Issues: Taxability and quantification of capital gains.
Analysis: The case involved the Department appealing the deletion of the addition of capital gains on the sale of shares by the CIT (Appeals). The Department argued that the conversion of shares into stock-in-trade was to avoid capital gains tax, citing the Supreme Court decision in McDowell's case. The Assessing Officer calculated the capital gains based on the sale price and cost price, resulting in an additional tax liability of Rs. 23,370. The CIT (Appeals) disagreed and held that only the profit amount of Rs. 42,730 should be taxable.
Upon review, the Tribunal noted the changes in the law effective from 1-4-1985, specifically section 45(2) regarding the computation of capital gains on converted shares. The Tribunal found that the Assessing Officer's calculation was incorrect as it did not consider the conversion price and cost price difference for taxation. The Tribunal determined that the correct tax liability should be higher than the Rs. 23,370 added by the Assessing Officer, as 45% of the profit amount of Rs. 42,730 should also be included.
The Tribunal highlighted an error in the CIT (Appeals) order where the deletion of the Rs. 23,370 addition was based on an incorrect interpretation of the law. The Tribunal clarified that the entire difference between sale price and cost price should not be treated as capital gains, but only the difference between conversion price and cost price.

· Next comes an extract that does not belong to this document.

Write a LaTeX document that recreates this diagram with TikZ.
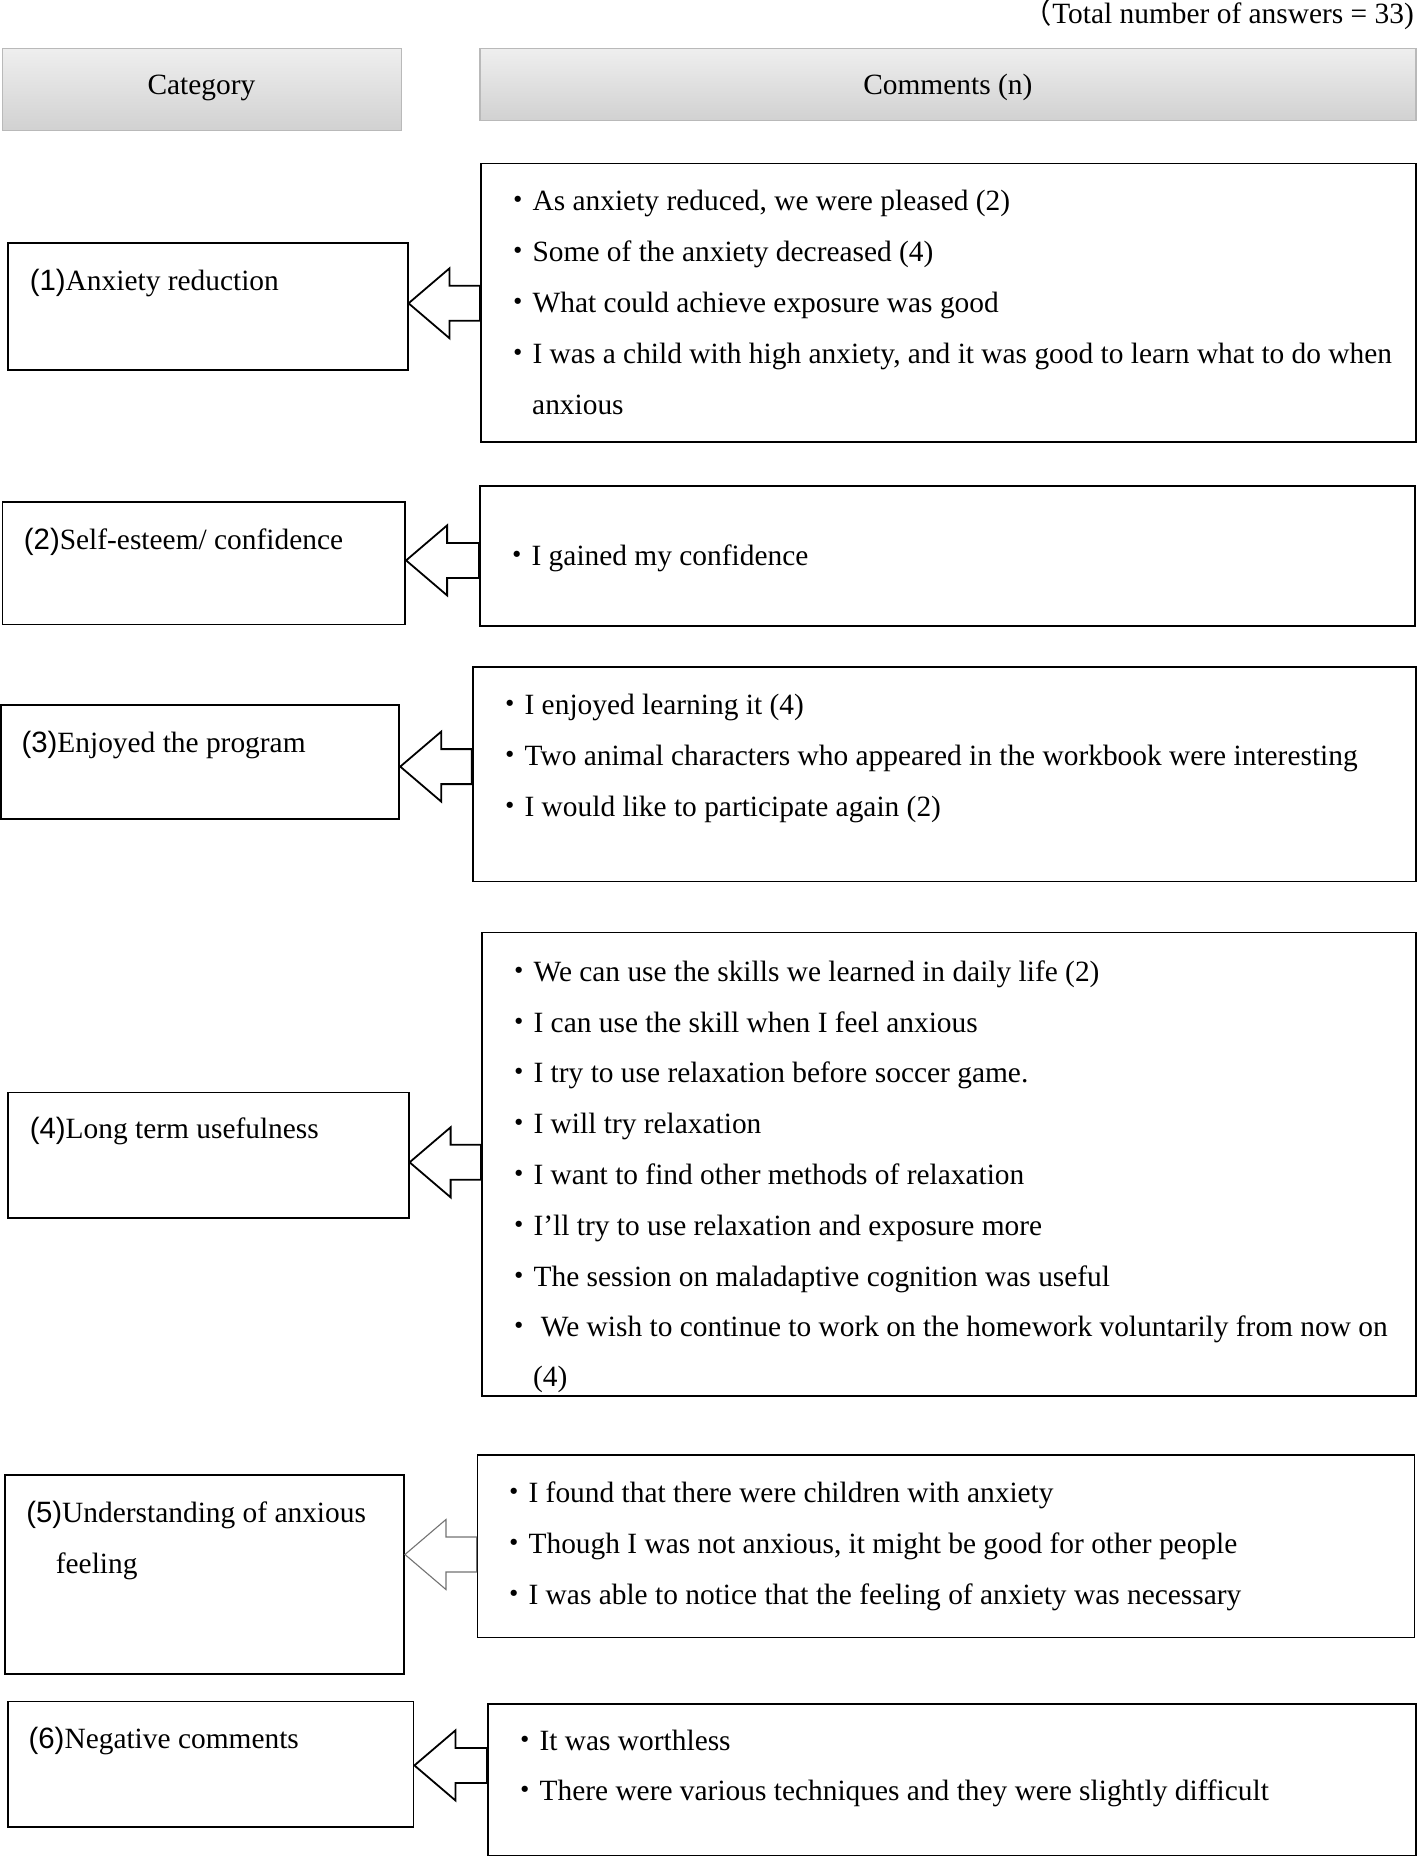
\documentclass[tikz,border=0pt]{standalone}
\usepackage{fontspec}
\setmainfont{Liberation Serif}
\newfontfamily\numfont{Liberation Sans}
\newfontfamily\cjkfont{Noto Sans CJK JP}
\usetikzlibrary{calc}
\newcommand\bul{{\cjkfont ・}}
\newcommand\num[1]{{\numfont(#1)}}
\newcommand\blockarrow[4][black]{%
  \draw[arrowline, draw=#1] (#2.east |- #4) -- ++(41,-35) -- ++(0,17.5)
    -- ($(#3.west |- #4)+(0,-17.5)$) -- ($(#3.west |- #4)+(0,17.5)$)
    -- ($(#2.east |- #4)+(41,17.5)$) -- ++(0,17.5) -- cycle;}
\begin{document}
\begin{tikzpicture}[x=1pt,y=-1pt,
  catbox/.style={draw=black, line width=1.8pt, inner sep=0pt},
  headbox/.style={draw=gray!55, line width=1.6pt, top color=gray!13, bottom color=gray!36, inner sep=0pt},
  txt/.style={anchor=west, inner sep=0pt, font=\fontsize{29.4}{34}\selectfont, text height=22pt, text depth=3pt},
  ctxt/.style={txt, anchor=center},
  arrowline/.style={line width=1.8pt, fill=white, line join=miter}]
\useasboundingbox (0,0) rectangle (1417,1857);

% title
\node[txt, anchor=east] (total) at (1414,14) {{\cjkfont （}Total number of answers = 33)};

% headers
\node[headbox, minimum width=399pt, minimum height=82pt] (h1) at (202,89.5) {};
\node[headbox, minimum width=936pt, minimum height=72pt] (h2) at (948,84.7) {};
\node[ctxt] (h1t) at (201.4,85.3) {Category};
\node[ctxt] (h2t) at (947.8,85.3) {Comments (n)};

% category boxes
\node[catbox, minimum width=399.3pt, minimum height=126.7pt] (L1) at (208,306.4) {};
\node[catbox, minimum width=402.8pt, minimum height=122.1pt] (L2) at (203.8,563.4) {};
\node[catbox, minimum width=398.1pt, minimum height=113.7pt] (L3) at (200.3,761.9) {};
\node[catbox, minimum width=400.4pt, minimum height=125.6pt] (L4) at (208.5,1155.2) {};
\node[catbox, minimum width=399.3pt, minimum height=199pt] (L5) at (204.4,1574.5) {};
\node[catbox, minimum width=405.2pt, minimum height=125.6pt] (L6) at (210.9,1764.2) {};

% comment boxes
\node[catbox, minimum width=935pt, minimum height=278.5pt] (R1) at (948.5,302.8) {};
\node[catbox, minimum width=934.6pt, minimum height=139.8pt] (R2) at (947.3,555.7) {};
\node[catbox, minimum width=943.3pt, minimum height=214.5pt] (R3) at (944.4,774.3) {};
\node[catbox, minimum width=934pt, minimum height=463.3pt] (R4) at (949,1164.1) {};
\node[catbox, minimum width=937.1pt, minimum height=182.4pt] (R5) at (946,1546.2) {};
\node[catbox, minimum width=928pt, minimum height=151.7pt] (R6) at (952,1779.6) {};

% category labels
\node[txt] (l1) at (29.6,280.8) {\num{1}Anxiety reduction};
\node[txt] (l2) at (23.7,540.3) {\num{2}Self-esteem/ confidence};
\node[txt] (l3) at (21.3,742.9) {\num{3}Enjoyed the program};
\node[txt] (l4) at (29.6,1129.1) {\num{4}Long term usefulness};
\node[txt] (l5) at (26.1,1513) {\num{5}Understanding of anxious};
\node[txt] (l5b) at (55.7,1564) {feeling};
\node[txt] (l6) at (28.4,1739.3) {\num{6}Negative comments};

% comments box 1
\node[txt] (c11) at (503,201.4) {\bul As anxiety reduced, we were pleased (2)};
\node[txt] (c12) at (503,252.4) {\bul Some of the anxiety decreased (4)};
\node[txt] (c13) at (503,303.3) {\bul What could achieve exposure was good};
\node[txt] (c14) at (503,354.3) {\bul I was a child with high anxiety, and it was good to learn what to do when};
\node[txt] (c15) at (532,405.2) {anxious};
% box 2
\node[txt] (c21) at (502,555.7) {\bul I gained my confidence};
% box 3
\node[txt] (c31) at (495,705) {\bul I enjoyed learning it (4)};
\node[txt] (c32) at (495,755.9) {\bul Two animal characters who appeared in the workbook were interesting};
\node[txt] (c33) at (495,806.8) {\bul I would like to participate again (2)};
% box 4
\node[txt] (c41) at (504,971.5) {\bul We can use the skills we learned in daily life (2)};
\node[txt] (c42) at (504,1022.5) {\bul I can use the skill when I feel anxious};
\node[txt] (c43) at (504,1073.4) {\bul I try to use relaxation before soccer game.};
\node[txt] (c44) at (504,1124.4) {\bul I will try relaxation};
\node[txt] (c45) at (504,1175.3) {\bul I want to find other methods of relaxation};
\node[txt] (c46) at (504,1226.3) {\bul I’ll try to use relaxation and exposure more};
\node[txt] (c47) at (504,1277.2) {\bul The session on maladaptive cognition was useful};
\node[txt] (c48) at (504,1327) {\bul\ We wish to continue to work on the homework voluntarily from now on};
\node[txt] (c49) at (533,1376.7) {(4)};
% box 5
\node[txt] (c51) at (499,1492.8) {\bul I found that there were children with anxiety};
\node[txt] (c52) at (499,1543.8) {\bul Though I was not anxious, it might be good for other people};
\node[txt] (c53) at (499,1594.7) {\bul I was able to notice that the feeling of anxiety was necessary};
% box 6
\node[txt] (c61) at (510,1740.5) {\bul It was worthless};
\node[txt] (c62) at (510,1791.4) {\bul There were various techniques and they were slightly difficult};

% arrows
\coordinate (a1) at (0,303.3);
\coordinate (a2) at (0,560.4);
\coordinate (a3) at (0,766.6);
\coordinate (a4) at (0,1162.3);
\coordinate (a5) at (0,1554.5);
\coordinate (a6) at (0,1765.4);
\blockarrow{L1}{R1}{a1}
\blockarrow{L2}{R2}{a2}
\blockarrow{L3}{R3}{a3}
\blockarrow{L4}{R4}{a4}
\begin{scope}[arrowline/.append style={line width=1.1pt}]
\blockarrow[black!55]{L5}{R5}{a5}
\end{scope}
\blockarrow{L6}{R6}{a6}
\end{tikzpicture}
\end{document}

The Tribunal also distinguished this case from a previous decision, emphasizing the applicability of section 45(2) for the assessment year in question.
Ultimately, the Tribunal allowed the Departmental appeal, reversing the CIT (Appeals) decision and restoring the addition of Rs. 23,370 to the total income. The Tribunal concluded that the capital gains should be computed based on the conversion price and cost price difference, in accordance with the relevant legal provisions.